TASK GOAL: Copy each line of the material below that includes the string "this".

MATERIAL FOR THE TASK:
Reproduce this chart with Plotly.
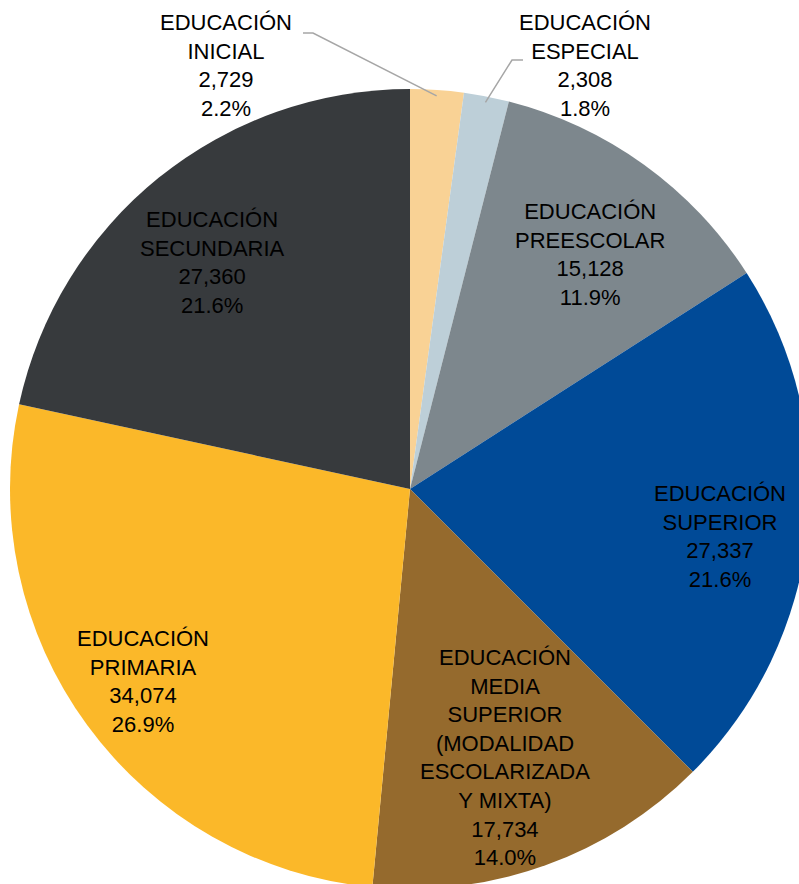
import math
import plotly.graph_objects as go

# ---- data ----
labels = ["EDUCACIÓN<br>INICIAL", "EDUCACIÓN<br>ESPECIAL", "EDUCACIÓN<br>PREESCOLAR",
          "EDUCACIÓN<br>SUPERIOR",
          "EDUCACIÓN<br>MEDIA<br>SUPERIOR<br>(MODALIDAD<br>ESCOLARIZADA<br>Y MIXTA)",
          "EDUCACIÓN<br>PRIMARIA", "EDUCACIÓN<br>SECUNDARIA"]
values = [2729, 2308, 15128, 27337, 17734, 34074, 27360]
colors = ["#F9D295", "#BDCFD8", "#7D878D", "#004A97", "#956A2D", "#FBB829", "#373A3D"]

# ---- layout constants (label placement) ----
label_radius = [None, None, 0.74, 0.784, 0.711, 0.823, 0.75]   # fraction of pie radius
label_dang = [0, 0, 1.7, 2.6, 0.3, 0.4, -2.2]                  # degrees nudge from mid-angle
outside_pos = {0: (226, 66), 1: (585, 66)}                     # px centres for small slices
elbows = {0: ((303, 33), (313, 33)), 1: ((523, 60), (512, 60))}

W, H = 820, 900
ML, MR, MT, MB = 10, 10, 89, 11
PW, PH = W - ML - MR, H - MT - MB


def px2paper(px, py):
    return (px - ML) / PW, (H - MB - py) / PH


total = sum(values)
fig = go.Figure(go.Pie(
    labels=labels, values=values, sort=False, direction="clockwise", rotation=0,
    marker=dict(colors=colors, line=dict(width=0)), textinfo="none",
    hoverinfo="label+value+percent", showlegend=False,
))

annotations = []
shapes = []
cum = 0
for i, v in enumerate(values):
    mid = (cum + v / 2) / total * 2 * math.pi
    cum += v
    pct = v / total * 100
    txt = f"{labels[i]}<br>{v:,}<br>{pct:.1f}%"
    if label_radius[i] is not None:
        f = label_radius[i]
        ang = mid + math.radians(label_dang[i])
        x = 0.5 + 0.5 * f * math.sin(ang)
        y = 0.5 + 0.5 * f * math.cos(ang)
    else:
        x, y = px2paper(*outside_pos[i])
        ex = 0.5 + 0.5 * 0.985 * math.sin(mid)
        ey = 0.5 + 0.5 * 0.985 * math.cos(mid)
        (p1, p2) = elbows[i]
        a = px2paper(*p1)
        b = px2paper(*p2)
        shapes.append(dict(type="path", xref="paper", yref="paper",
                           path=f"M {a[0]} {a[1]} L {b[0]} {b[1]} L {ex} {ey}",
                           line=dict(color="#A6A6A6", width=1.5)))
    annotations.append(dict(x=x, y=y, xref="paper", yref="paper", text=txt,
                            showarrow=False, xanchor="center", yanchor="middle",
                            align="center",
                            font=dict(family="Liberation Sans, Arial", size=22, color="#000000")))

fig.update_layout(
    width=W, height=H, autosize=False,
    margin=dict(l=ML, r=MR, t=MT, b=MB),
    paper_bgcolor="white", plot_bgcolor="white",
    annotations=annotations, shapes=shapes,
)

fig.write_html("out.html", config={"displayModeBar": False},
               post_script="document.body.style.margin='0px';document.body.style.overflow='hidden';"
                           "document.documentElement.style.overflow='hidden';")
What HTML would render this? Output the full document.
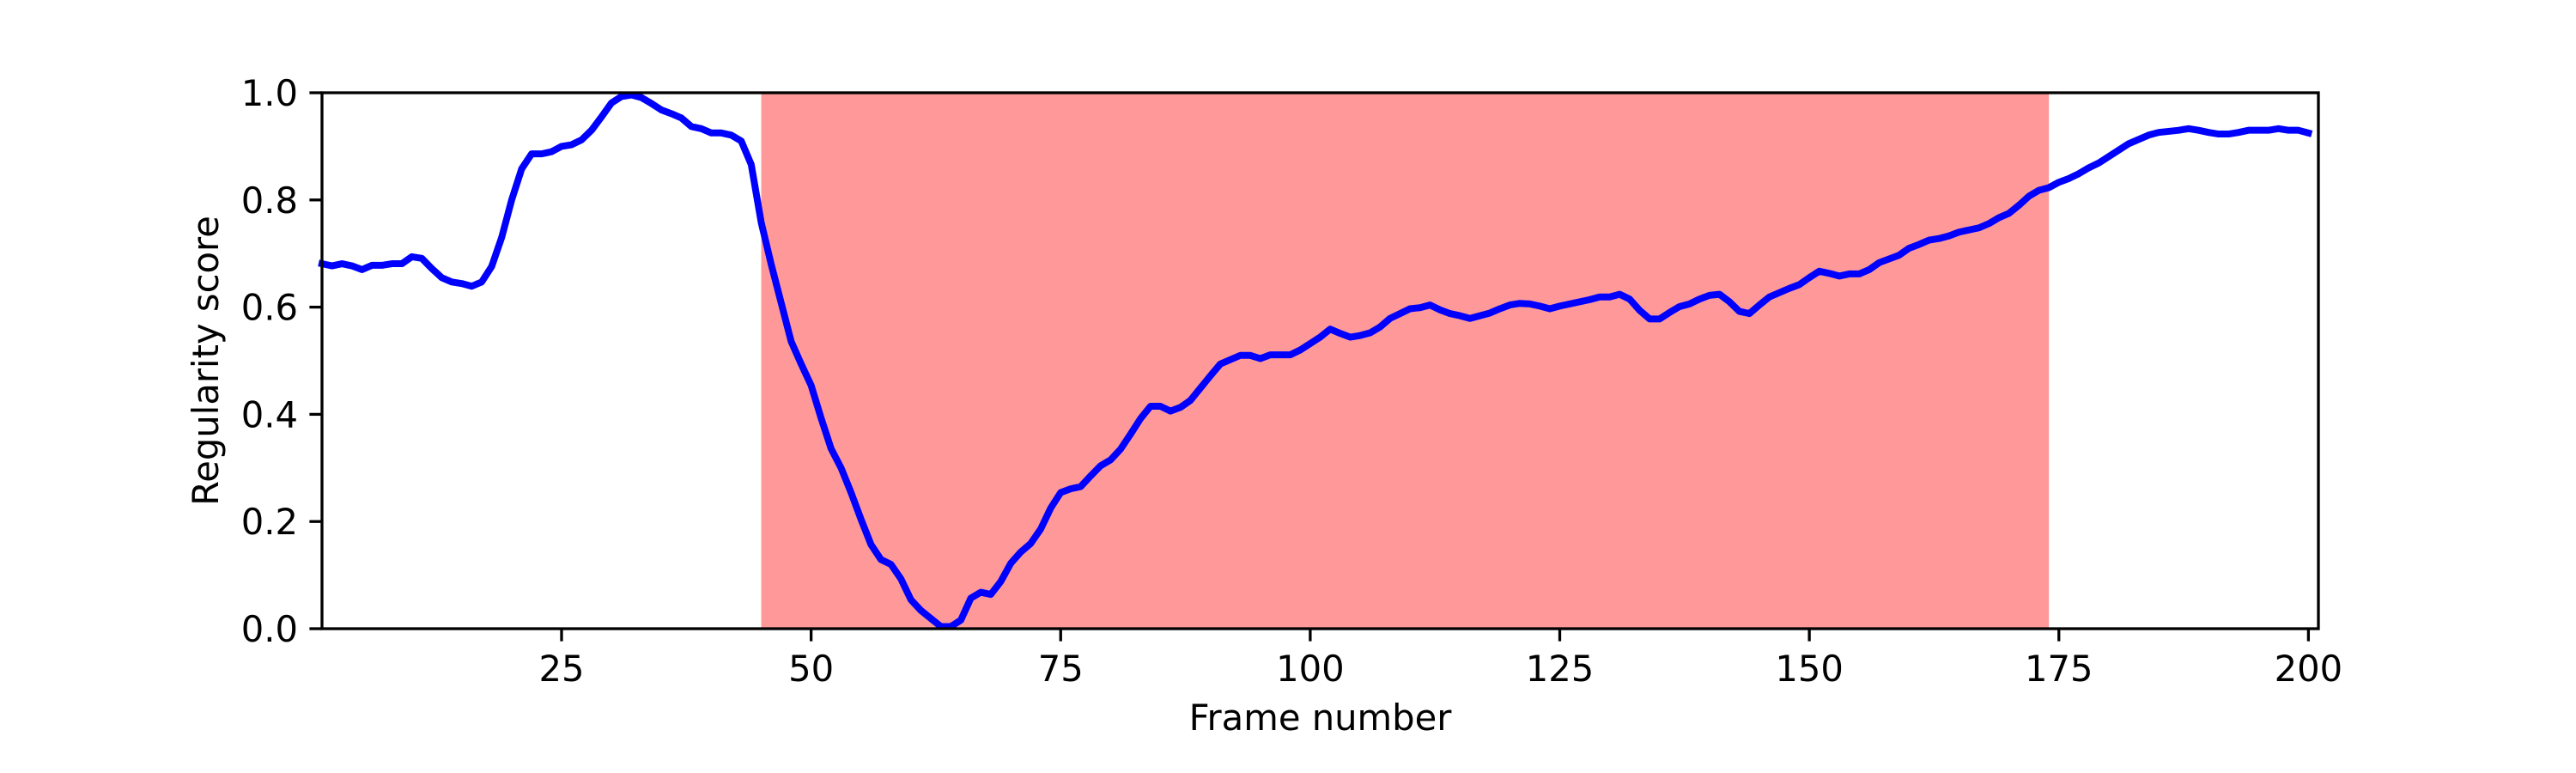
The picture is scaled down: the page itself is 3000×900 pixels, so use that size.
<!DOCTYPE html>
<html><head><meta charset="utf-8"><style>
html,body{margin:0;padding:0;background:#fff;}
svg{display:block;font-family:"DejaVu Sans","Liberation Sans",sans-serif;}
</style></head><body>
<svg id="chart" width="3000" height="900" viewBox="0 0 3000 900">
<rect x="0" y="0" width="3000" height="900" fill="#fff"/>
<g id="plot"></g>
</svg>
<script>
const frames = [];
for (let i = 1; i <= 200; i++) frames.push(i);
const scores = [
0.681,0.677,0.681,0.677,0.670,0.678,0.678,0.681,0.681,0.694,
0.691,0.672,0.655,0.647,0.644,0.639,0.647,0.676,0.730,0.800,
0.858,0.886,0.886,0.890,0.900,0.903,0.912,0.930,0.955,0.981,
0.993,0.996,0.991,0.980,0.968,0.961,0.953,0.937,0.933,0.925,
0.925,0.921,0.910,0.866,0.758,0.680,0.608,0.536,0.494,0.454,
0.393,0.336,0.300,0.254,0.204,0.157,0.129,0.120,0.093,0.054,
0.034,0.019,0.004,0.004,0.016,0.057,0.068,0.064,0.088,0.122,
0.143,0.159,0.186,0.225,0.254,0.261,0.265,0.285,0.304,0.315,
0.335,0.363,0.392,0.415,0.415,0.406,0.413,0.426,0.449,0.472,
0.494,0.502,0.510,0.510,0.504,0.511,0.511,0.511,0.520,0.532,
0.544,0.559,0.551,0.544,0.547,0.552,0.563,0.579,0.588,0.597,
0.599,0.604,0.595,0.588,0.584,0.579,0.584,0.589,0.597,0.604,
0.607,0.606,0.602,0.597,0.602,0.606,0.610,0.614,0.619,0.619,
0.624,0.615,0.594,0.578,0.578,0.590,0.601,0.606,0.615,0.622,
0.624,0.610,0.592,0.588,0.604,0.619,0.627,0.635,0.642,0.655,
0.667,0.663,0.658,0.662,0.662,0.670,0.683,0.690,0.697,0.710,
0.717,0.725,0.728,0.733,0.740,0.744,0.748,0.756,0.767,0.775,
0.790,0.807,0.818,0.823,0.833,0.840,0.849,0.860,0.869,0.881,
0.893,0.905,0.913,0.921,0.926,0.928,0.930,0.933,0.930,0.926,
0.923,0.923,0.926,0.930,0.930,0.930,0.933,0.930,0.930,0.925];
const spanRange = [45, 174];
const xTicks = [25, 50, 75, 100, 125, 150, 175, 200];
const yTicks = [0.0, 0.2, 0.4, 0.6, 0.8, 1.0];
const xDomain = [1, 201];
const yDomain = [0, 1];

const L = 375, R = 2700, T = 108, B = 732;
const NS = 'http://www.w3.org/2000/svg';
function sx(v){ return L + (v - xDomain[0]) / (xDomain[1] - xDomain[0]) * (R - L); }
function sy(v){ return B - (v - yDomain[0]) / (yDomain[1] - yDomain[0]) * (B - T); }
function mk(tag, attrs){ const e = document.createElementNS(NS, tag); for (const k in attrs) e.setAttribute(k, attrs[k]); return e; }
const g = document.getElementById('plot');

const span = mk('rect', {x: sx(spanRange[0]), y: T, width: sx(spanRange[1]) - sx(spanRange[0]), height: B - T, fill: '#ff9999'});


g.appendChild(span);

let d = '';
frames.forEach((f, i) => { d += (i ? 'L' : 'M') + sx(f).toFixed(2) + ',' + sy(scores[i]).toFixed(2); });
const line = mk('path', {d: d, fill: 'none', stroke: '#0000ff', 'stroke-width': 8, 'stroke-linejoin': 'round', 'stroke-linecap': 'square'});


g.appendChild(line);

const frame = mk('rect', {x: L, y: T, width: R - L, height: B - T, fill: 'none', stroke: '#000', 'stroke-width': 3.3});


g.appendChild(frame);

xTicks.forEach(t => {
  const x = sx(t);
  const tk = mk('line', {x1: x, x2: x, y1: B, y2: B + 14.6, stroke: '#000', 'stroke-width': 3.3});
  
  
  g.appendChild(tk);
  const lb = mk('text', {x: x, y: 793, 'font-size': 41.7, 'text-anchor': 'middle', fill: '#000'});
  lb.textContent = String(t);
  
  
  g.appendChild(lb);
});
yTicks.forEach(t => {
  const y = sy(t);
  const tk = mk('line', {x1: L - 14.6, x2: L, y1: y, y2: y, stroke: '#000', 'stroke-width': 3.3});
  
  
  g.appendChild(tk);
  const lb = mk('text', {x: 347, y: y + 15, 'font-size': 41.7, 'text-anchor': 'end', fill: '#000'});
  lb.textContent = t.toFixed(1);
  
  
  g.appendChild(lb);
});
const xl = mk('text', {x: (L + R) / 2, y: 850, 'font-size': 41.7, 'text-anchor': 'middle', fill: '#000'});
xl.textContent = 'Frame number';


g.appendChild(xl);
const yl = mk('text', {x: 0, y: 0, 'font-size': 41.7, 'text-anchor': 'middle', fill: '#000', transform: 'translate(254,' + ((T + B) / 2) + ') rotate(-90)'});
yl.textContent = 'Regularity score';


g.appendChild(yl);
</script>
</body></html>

COMPLETE OUTPUT:
Reproduce this chart with Plotly.
What HTML would render this? Output the full document.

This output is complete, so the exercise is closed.